Marcus Cole G. Marcus Cole
Professor of Law, Stanford Law School

Marcus Cole is Professor of Law at Stanford Law School, and a National Fellow at the Hoover Institution on War, Revolution and Peace. Professor Cole received a B.S. in 1989 from Cornell University and a J.D. in 1993 from Northwestern University, where he was Editor-in-Chief of the Northwestern Journal of International Law and Business. He served as law clerk to Judge Morris Sheppard Arnold of the United States Court of Appeals for the Eighth Circuit, and practiced law with the Chicago law firm of Mayer, Brown & Platt.
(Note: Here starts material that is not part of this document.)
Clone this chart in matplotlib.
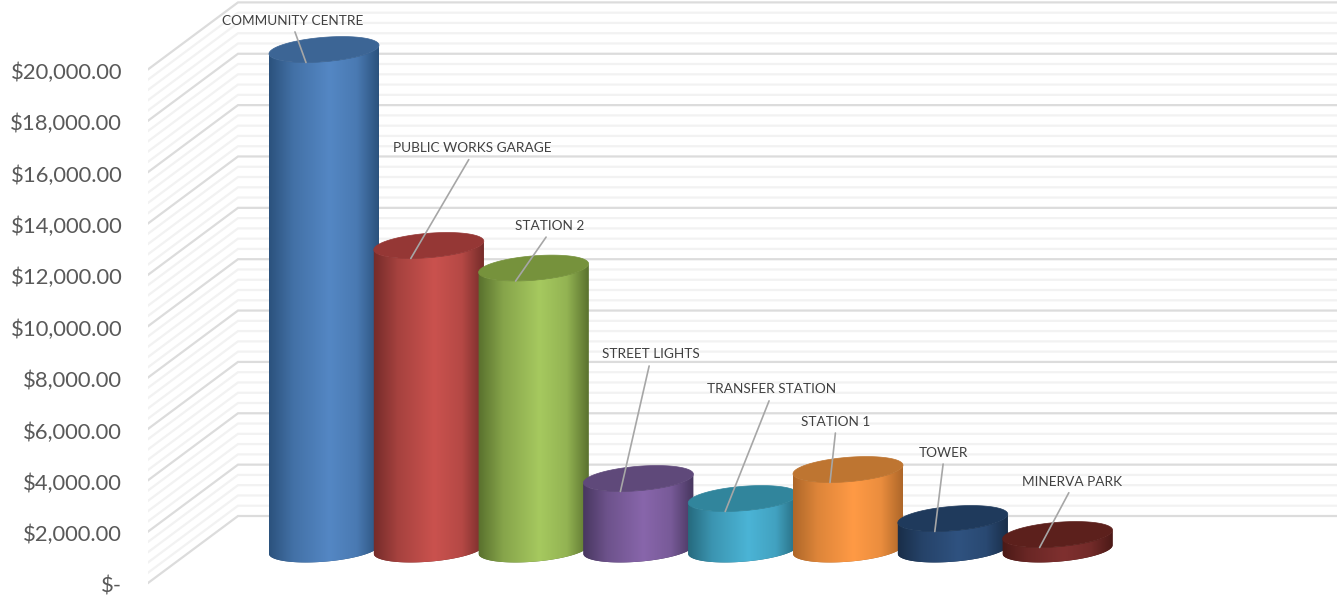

He joined the faculty at Stanford in 1997, where he teaches bankruptcy, contracts, venture capital, and other commercial law courses. Professor Cole has published articles on various topics ranging from bankruptcy law to the law and economics of venture capital investment. His publications include A Calculus Without Consent: Mass Tort Bankruptcies, Future Claimants, and the Problem of Third Party Non-Debtor 'Discharge'; The Federalist Cost of Bankruptcy Exemption Reform; Limiting Liability Through Bankruptcy; "Delaware is Not a State:" Are We Witnessing Jurisdictional Competition in Bankruptcy; Limiting Liability Through Bankruptcy; and The Venture Capital Investment Bust: Did Agency Costs Play a Role? Was it Something Lawyers Helped Structure? Professor Cole is also a member of the editorial board of the Cato Supreme Court Review, published by the Cato Institute, and Vice Chair of the American Bar Association's Business Law Section Committee on Bankruptcy.